From plastic eggs, decorated boiled eggs, to eggs filled with treats, gifts and cash, Easter egg hunts have become part of not only the Easter holiday, but spring tradition.
If you haven’t participated in one, here’s the skinny: someone(s) hides eggs and a group of people are then charged with filling baskets or bags with the most eggs. The person who gets the most eggs is generally considered the winner, although some hunts include such surprises as golden eggs, which is perhaps special or filled with a more significant prize.
It’s a fun Easter tradition that goes back centuries.

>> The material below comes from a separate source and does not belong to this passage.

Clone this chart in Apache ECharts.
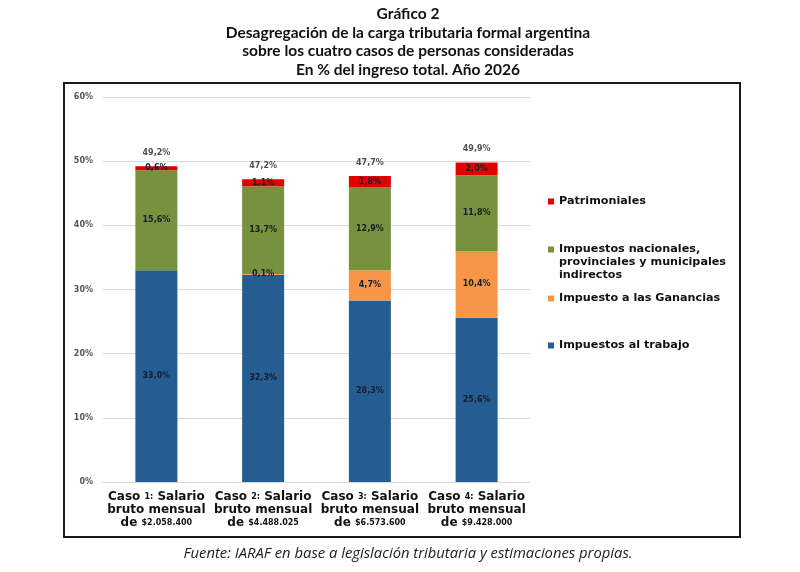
<!DOCTYPE html>
<html>
<head>
<meta charset="utf-8">
<title>Gráfico 2</title>
<script src="https://cdn.jsdelivr.net/npm/echarts@6/dist/echarts.min.js"></script>
<style>
  html, body { margin: 0; padding: 0; background: #fff; }
  #chart { width: 800px; height: 572px; }
</style>
</head>
<body>
<div id="chart"></div>
<script>
// datos (% del ingreso total)
var casos = ['1', '2', '3', '4']
var salarios = ['$2.058.400', '$4.488.025', '$6.573.600', '$9.428.000']
var trabajo = [33.0, 32.3, 28.3, 25.6]
var ganancias = [0, 0.1, 4.7, 10.4]
var indirectos = [15.6, 13.7, 12.9, 11.8]
var patrimoniales = [0.6, 1.1, 1.8, 2.0]
var totales = [49.2, 47.2, 47.7, 49.9]
var yTicks = [0, 10, 20, 30, 40, 50, 60]

var nombres = {
  trabajo: 'Impuestos al trabajo',
  ganancias: 'Impuesto a las Ganancias',
  indirectos: 'Impuestos nacionales, provinciales y municipales indirectos',
  patrimoniales: 'Patrimoniales'
}
var colores = {
  trabajo: '#245d92',
  ganancias: '#f79646',
  indirectos: '#76923c',
  patrimoniales: '#e00000'
}

var fuente = 'DejaVu Sans'
function pct (v) {
  return v.toFixed(1).replace('.', ',') + '%'
}

var chart = echarts.init(document.getElementById('chart'))

function serie (key, data) {
  return {
    name: nombres[key],
    type: 'bar',
    stack: 'total',
    barWidth: 42,
    data: data,
    itemStyle: { color: colores[key] },
    label: {
      show: true,
      position: 'inside',
      fontFamily: fuente,
      fontSize: 8,
      fontWeight: 'bold',
      color: '#1b1b2b',
      formatter: function (p) { return p.value ? pct(p.value) : '' }
    }
  }
}

function leyenda (key, top, extra) {
  return Object.assign({
    data: [nombres[key]],
    left: 543,
    top: top,
    orient: 'vertical',
    icon: 'rect',
    itemWidth: 6,
    itemHeight: 6,
    selectedMode: false,
    textStyle: {
      fontFamily: fuente,
      fontSize: 11.2,
      fontWeight: 'bold',
      color: '#111',
      lineHeight: 13
    }
  }, extra || {})
}

chart.setOption({
  animation: false,
  backgroundColor: '#fff',
  title: [{
    text: 'Gráfico 2\nDesagregación de la carga tributaria formal argentina\nsobre los cuatro casos de personas consideradas\nEn % del ingreso total. Año 2026',
    left: 403,
    textAlign: 'center',
    top: 0,
    textStyle: {
      fontFamily: 'Lato',
      fontSize: 15.5,
      fontWeight: 'bold',
      color: '#111',
      lineHeight: 18.5
    }
  }, {
    text: 'Fuente: IARAF en base a legislación tributaria y estimaciones propias.',
    left: 403,
    textAlign: 'center',
    top: 541,
    textStyle: {
      fontFamily: 'Open Sans',
      fontSize: 14.8,
      fontStyle: 'italic',
      fontWeight: 'normal',
      color: '#222'
    }
  }],
  graphic: [{
    type: 'rect',
    shape: { x: 64, y: 83, width: 676, height: 454 },
    style: { fill: 'none', stroke: '#1a1a1a', lineWidth: 2 }
  }],
  legend: [
    leyenda('patrimoniales', 190),
    // dos lineas vacias arriba para que el icono quede en la primera linea
    leyenda('indirectos', 212, {
      formatter: function () {
        return ' \n \nImpuestos nacionales,\nprovinciales y municipales\nindirectos'
      }
    }),
    leyenda('ganancias', 287),
    leyenda('trabajo', 334)
  ],
  grid: { left: 103, right: 270, top: 97, bottom: 90 },
  xAxis: {
    type: 'category',
    data: casos,
    axisLine: { lineStyle: { color: '#d9d9d9' } },
    axisTick: { show: false },
    axisLabel: {
      interval: 0,
      margin: 8,
      lineHeight: 13,
      formatter: function (v, i) {
        return '{b|Caso }{s|' + v + ':}{b| Salario}\n{b|bruto mensual}\n{b|de }{m|' + salarios[i] + '}'
      },
      rich: {
        b: { fontFamily: fuente, fontSize: 12, fontWeight: 'bold', color: '#111', lineHeight: 13 },
        s: { fontFamily: fuente, fontSize: 8, fontWeight: 'bold', color: '#111', lineHeight: 13 },
        m: { fontFamily: fuente, fontSize: 8, fontWeight: 'bold', color: '#111', lineHeight: 13 }
      }
    }
  },
  yAxis: {
    type: 'value',
    min: yTicks[0],
    max: yTicks[yTicks.length - 1],
    interval: yTicks[1] - yTicks[0],
    axisLine: { show: false },
    axisTick: { show: false },
    splitLine: { lineStyle: { color: '#d9d9d9' } },
    axisLabel: {
      margin: 10,
      fontFamily: fuente,
      fontSize: 8,
      fontWeight: 'bold',
      color: '#555',
      formatter: '{value}%'
    }
  },
  series: [
    serie('trabajo', trabajo),
    serie('ganancias', ganancias),
    serie('indirectos', indirectos),
    serie('patrimoniales', patrimoniales),
    {
      name: 'Total',
      type: 'scatter',
      data: totales,
      symbolSize: 0,
      silent: true,
      label: {
        show: true,
        position: 'top',
        distance: 9,
        fontFamily: fuente,
        fontSize: 8,
        fontWeight: 'bold',
        color: '#222',
        formatter: function (p) { return pct(p.value) }
      }
    }
  ]
})
</script>
</body>
</html>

Early Christians considered the egg itself a symbol of spring and new life, making the egg itself a symbol of resurrection and the empty shell a nod to the empty tomb. During the medieval period, eating Eggs during Lent was forbidden, and thus a treat at Easter. By 1290 Edward I had 450 eggs decorated with colors and gold leaf and distributed throughout his household, according to EnglishHeritage.org.
The actual Easter egg Hunt is often attributed to the 16th century when Martin Luther organized hunts for his congregation in which the men would hide them and the women and children would look for them. The tradition of women and children searching for the eggs served as a reference to the women finding Jesus’ empty tomb.

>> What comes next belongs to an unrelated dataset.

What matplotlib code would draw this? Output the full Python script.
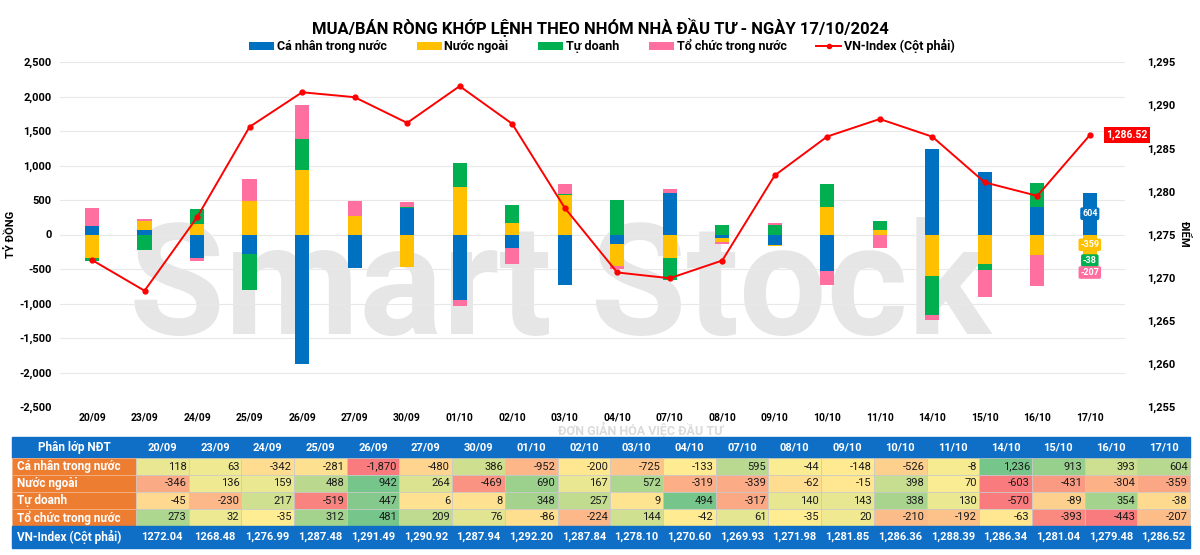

Today, Easter egg hunts are fun, but they’re more than that. Easter egg hunts are activities that allow people to go full throttle for what they want, searching high and low to achieve their goals.
The greedy people, pushing other folks out the way, are noted and seen as such. The tactful hunters who collect their eggs quietly are also apparent. That running and smiling ear-to-ear, eager egg hunter is also witnessed as well.
Full of high energy, joy and beautiful treats, Easter egg hunts can be a lesson in the beauty of searching for what you want full throttle, while also supporting and cheering on others.
No one, despite how many eggs collected or cash won, should be bitter after Easter egg hunts.
As we begin the second quarter of the year, let’s maintain the same vigor in achieving our goals as Easter egg hunters. Let’s keep that same energy, not just in the Easter and spring season but year-round.